EL RETORNO
Allí delante de mí está el jardín de mi juventud. Los árboles han crecido pero no tanto como esperaba e imaginaba en los incontables meses que pasé en el hospital militar. Los colores otoñales de los castaños resaltan ante los muros ennegrecidos de la granja; desde el interior se escucha como siempre el rumiar de las vacas. ¿Se escucha o no? ¿O es el viento que barre de un lado a otro la alfombra de hojas amarillas?
El conductor baja a mi compañero de la ambulancia y coloca su silla a mi lado. Tiene la cabeza envuelta en vendajes que solo dejan ver sus ojos y la boca. Intento llevarme mi mano a la cara para comprobar que mi piel está al descubierto y que percibe el fresco de la tarde. No puedo, al igual que hay muchas otras cosas que no podré volver a hacer jamás.
En la granja se encienden luces; una puerta se abre y sale ¿mi madre? Mantengo la ilusión hasta que la mujer se acerca demasiado y me saluda. Igual que ella me resulta extraña, también yo soy un desconocido para ella, otro paciente más que viene a recuperarse de las heridas de una guerra que nunca fue suya. Su voz es fuerte como la mano que agarra el asa de la silla de ruedas y me empuja por una rampa que antes no hubo. Me sube hasta la puerta de entrada y se da media vuelta hacia el otro cuidador. Hablan de nosotros como si no estuviéramos delante pero lo hacen sin ánimo de ofender probablemente porque yo no he respondido a las preguntas que me hicieron en la ambulancia, ni el compañero tampoco. Traspasamos la puerta y veo que el hall ha cambiado mucho: hay lámparas cegadoras, muebles blancos y cromados y olor a desinfectante.

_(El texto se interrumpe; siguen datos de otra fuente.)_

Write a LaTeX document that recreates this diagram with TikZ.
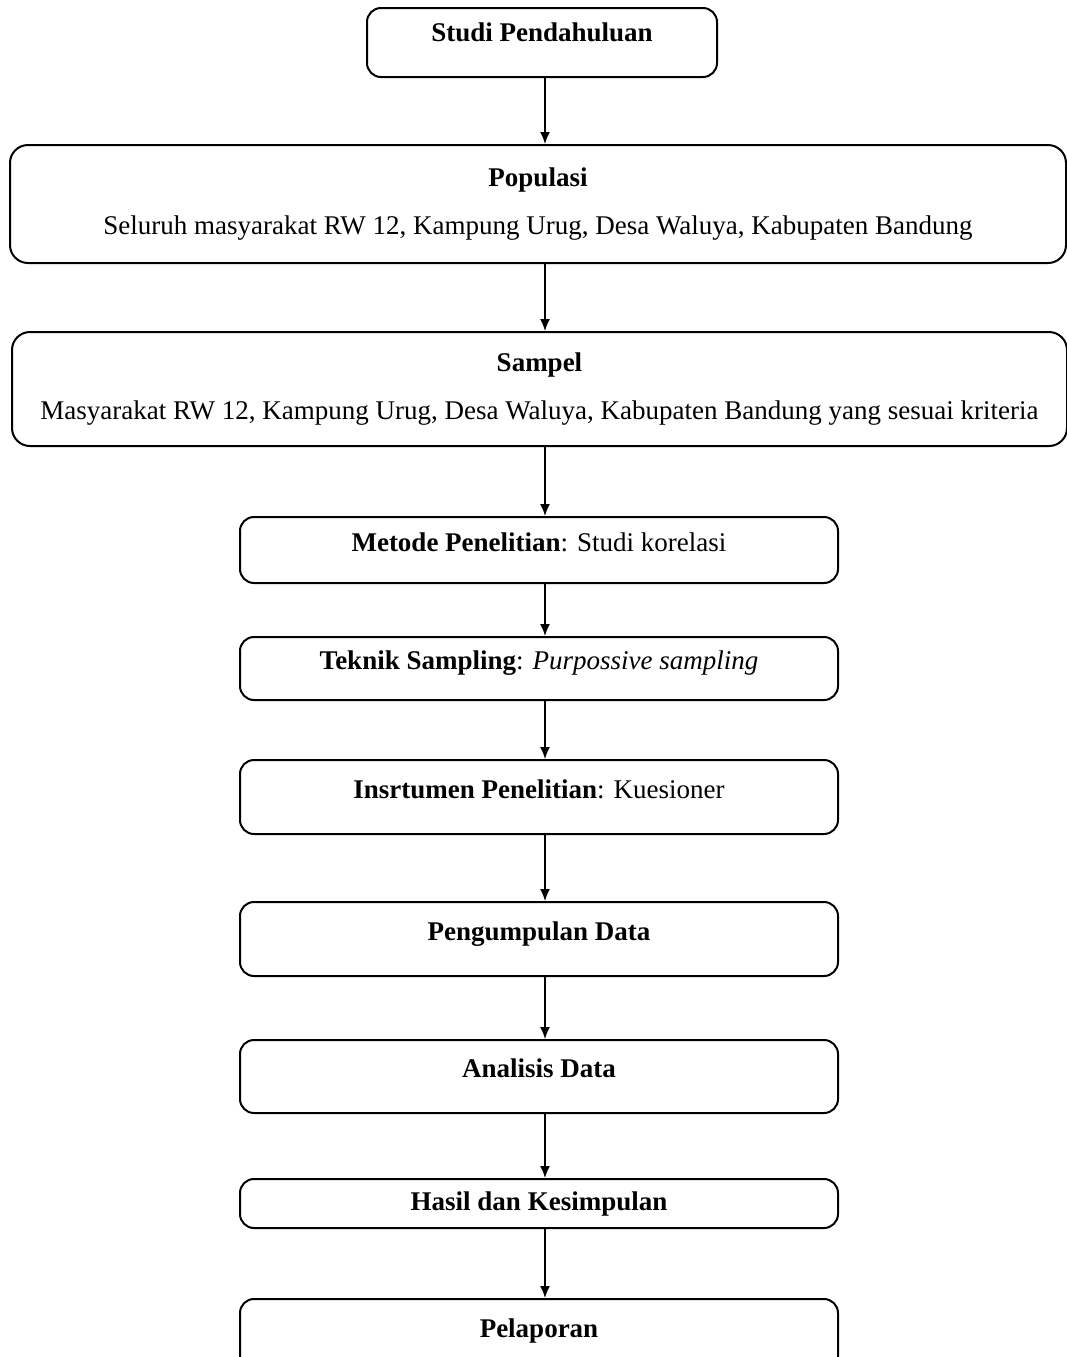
\documentclass[tikz,border=0pt]{standalone}
\usepackage{fontspec}
\setmainfont{Liberation Serif}
\usetikzlibrary{positioning,arrows.meta}

\begin{document}
\begin{tikzpicture}[
    x=0.5pt, y=-0.5pt,
    every node/.style={font=\fontsize{13.5}{16}\selectfont},
    stage/.style={rectangle, draw, line width=1pt, rounded corners=7pt, minimum width=299pt, text height=9.5pt, text depth=8.5pt},
    widestage/.style={stage, rounded corners=9pt, align=center, text height=, text depth=},
    flow/.style={-{Latex[length=6pt,width=5pt]}, line width=0.8pt}
]
\useasboundingbox (0,0) rectangle (1067,1357);

% Stages
\node[stage, minimum width=175pt, minimum height=34.5pt, text depth=10.5pt] (studi) at (542,42.5) {\textbf{Studi Pendahuluan}};
\node[widestage, minimum width=528pt, minimum height=59pt] (populasi) at (538,204) {\textbf{Populasi}\\[8pt]Seluruh masyarakat RW 12, Kampung Urug, Desa Waluya, Kabupaten Bandung};
\node[widestage, minimum width=527.5pt, minimum height=57pt] (sampel) at (539.5,389) {\textbf{Sampel}\\[8pt]Masyarakat RW 12, Kampung Urug, Desa Waluya, Kabupaten Bandung yang sesuai kriteria};
\node[stage, minimum height=33pt] (metode) at (539,550) {\textbf{Metode Penelitian}: Studi korelasi};
\node[stage, minimum height=31.5pt] (teknik) at (539,668.5) {\textbf{Teknik Sampling}: \textit{Purpossive sampling}};
\node[stage, minimum height=37pt] (instrumen) at (539,797) {\textbf{Insrtumen Penelitian}: Kuesioner};
\node[stage, minimum height=37pt] (pengumpulan) at (539,939) {\textbf{Pengumpulan Data}};
\node[stage, minimum height=36.5pt] (analisis) at (539,1076.5) {\textbf{Analisis Data}};
\node[stage, minimum height=24.5pt, text height=, text depth=] (hasil) at (539,1203.5) {\textbf{Hasil dan Kesimpulan}};
\node[stage, minimum height=37pt] (pelaporan) at (539,1336) {\textbf{Pelaporan}};

% Flow
\coordinate (axis) at (545,0);
\draw[flow] (studi.south -| axis) -- (populasi.north -| axis);
\draw[flow] (populasi.south -| axis) -- (sampel.north -| axis);
\draw[flow] (sampel.south -| axis) -- (metode.north -| axis);
\draw[flow] (metode.south -| axis) -- (teknik.north -| axis);
\draw[flow] (teknik.south -| axis) -- (instrumen.north -| axis);
\draw[flow] (instrumen.south -| axis) -- (pengumpulan.north -| axis);
\draw[flow] (pengumpulan.south -| axis) -- (analisis.north -| axis);
\draw[flow] (analisis.south -| axis) -- (hasil.north -| axis);
\draw[flow] (hasil.south -| axis) -- (pelaporan.north -| axis);

\end{tikzpicture}
\end{document}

Unas horas después, ya en la cama de un cuarto que va a ser el mío durante la rehabilitación, entra la misma mujer con una carpeta llena de documentos.
-Qué curioso-, dice, -en el formulario de admisión pone que naciste aquí. Que te alistaste voluntario y quedaste en este estado debido a un error médico.
No contesto. ¿De qué servirían mis explicaciones? He descartado hace tiempo la rebeldía ante mi destino y ya apenas me asusta la visión de un futuro que no puede ofrecerme nada.
-¿Puede abrir la ventana?- Casi no reconozco mi propia voz por no usarla.
Ella asiente y abre la ventana antes de salir del cuarto. Los pájaros nocturnos de siempre llaman a su bandada; me quedo dormido casi en seguida pero las pesadillas continúan acompañándome.